The General Services Administration’s central office for helping the rest of government comply with a bevy of federal policies is looking for an IT solution to improve how the program intakes, manages and responds to questions.

The Office of Governmentwide Policy, or OGP, “coordinates several activities for all federal agencies and is relied upon to provide accurate and prompt guidance,” according to a request for information published Monday seeking “a technical solution and cost estimate for a product that can manage route, and resolve inquiries from federal agencies and the public.”

While OGP does not set governmentwide policy—that is done at the administration level through the Office of Management and Budget’s Office of Federal Procurement Policy—the office was created to help all federal agencies meet those standards.

The office maintains up-to-date policy guidance on acquisition management; personal and real property management; health, environment and work/life maintenance; travel, transportation and mail; information technology; regulatory information; and use of federal advisory committees.

Currently, OGP has a FAQ page, a question and feedback form and an email address for queries about travel policy: travelpolicy@gsa.gov. But officials want to be able to do more, and want a streamlined, potentially automated system to handle questions.

“OGP seeks information about solutions that use existing or innovative material—e.g. existing policy guidance, FAQs, bulletins, staff expertise—to accept and resolve inquiries from federal staff and the general public,” the RFI reads. “Additionally, OGP is seeking information on a solution that is easily and intuitively accessible via the internet, solicits, accepts and organizes inquiries, provides relevant, useful information in response to inquiries, automatically escalates inquiries to OGP staff where appropriate, and ensures the accuracy of inquiry responses and available resources—e.g. FAQs—by obtaining and applying user feedback all within a valid user-centered design framework.”
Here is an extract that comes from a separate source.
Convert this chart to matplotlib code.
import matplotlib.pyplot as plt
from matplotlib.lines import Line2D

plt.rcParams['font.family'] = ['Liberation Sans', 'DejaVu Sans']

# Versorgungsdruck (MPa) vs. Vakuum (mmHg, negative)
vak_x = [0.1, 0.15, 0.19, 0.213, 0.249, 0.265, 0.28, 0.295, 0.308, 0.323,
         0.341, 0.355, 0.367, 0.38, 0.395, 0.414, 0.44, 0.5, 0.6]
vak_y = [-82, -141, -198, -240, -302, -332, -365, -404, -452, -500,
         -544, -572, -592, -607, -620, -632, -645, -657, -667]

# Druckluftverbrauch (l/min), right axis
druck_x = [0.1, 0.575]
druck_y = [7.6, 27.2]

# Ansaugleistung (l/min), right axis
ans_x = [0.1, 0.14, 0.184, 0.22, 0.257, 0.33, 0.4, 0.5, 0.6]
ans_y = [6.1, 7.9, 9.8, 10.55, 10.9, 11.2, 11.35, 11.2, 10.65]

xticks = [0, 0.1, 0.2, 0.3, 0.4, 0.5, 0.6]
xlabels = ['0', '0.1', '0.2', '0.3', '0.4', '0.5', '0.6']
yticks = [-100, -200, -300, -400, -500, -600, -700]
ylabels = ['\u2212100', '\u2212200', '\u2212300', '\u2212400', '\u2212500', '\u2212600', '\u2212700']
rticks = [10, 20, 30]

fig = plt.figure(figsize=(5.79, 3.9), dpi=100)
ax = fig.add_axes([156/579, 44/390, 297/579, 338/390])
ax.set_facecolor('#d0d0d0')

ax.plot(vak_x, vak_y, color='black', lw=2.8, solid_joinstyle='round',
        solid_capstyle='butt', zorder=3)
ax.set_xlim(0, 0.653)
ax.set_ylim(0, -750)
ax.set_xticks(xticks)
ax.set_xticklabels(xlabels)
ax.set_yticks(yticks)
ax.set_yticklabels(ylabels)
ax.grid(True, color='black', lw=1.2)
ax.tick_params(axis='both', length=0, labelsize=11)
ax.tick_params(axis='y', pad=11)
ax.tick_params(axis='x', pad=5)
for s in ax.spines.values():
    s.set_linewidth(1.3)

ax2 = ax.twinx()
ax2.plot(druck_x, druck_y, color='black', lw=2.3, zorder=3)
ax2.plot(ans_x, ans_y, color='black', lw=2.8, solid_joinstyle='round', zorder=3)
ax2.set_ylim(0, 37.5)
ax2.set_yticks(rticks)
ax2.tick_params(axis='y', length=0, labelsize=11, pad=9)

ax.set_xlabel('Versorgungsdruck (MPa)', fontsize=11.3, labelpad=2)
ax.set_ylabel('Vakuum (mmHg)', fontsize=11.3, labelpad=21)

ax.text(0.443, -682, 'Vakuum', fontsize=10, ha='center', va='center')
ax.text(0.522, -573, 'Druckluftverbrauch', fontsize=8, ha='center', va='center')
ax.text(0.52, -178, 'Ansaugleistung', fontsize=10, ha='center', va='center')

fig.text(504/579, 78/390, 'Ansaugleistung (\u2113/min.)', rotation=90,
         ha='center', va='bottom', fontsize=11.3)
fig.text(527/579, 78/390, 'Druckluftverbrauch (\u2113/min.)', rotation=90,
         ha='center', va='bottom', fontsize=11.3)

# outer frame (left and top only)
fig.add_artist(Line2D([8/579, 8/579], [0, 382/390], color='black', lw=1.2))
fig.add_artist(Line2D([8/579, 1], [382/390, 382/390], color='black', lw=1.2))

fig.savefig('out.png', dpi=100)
Ideally, the solution set will give users an accessible, easy-to-use and -navigate platform for getting answers. Simultaneously, the solution should give OGP staff data on the kinds of questions being asked and user satisfaction with the responses being provided, all in an effort to continually improve the user experience.

The streamlined and automated nature of the platform should free up OGP staff from some of the more rote work, as well.

“This is an opportunity to provide meaningful feedback in the early stages of the market research and pre-solicitation process for OGP’s customer service solution,” officials said in the RFI. “Your thoughtful participation is encouraged.”

In the responses, GSA wants vendors to give “detailed description of the operation, maintenance and required technical support to operate and maintain the proposed solution,” as well as the cost “to develop, implement and maintain such a solution,” the RFI states. This description should also include “those functions that are included as-is—“out-of-the-box”—and which functions would require software customization.”

Along with a list of must-haves in the response, OGP also suggests some options information for vendors to provide, such as how the solution would deal with natural language, the avenues for collecting user feedback and how the system would determine the nature of more complex asks and route those to the appropriate staff.

Vendors should also be able to answer questions about the very policies covered under OGP, such as compliance with security standards like the Federal Risk and Authorization Management Program, or FedRAMP, and accessibility requirements under Section 508 regulations.

Responses are due by noon on November 2.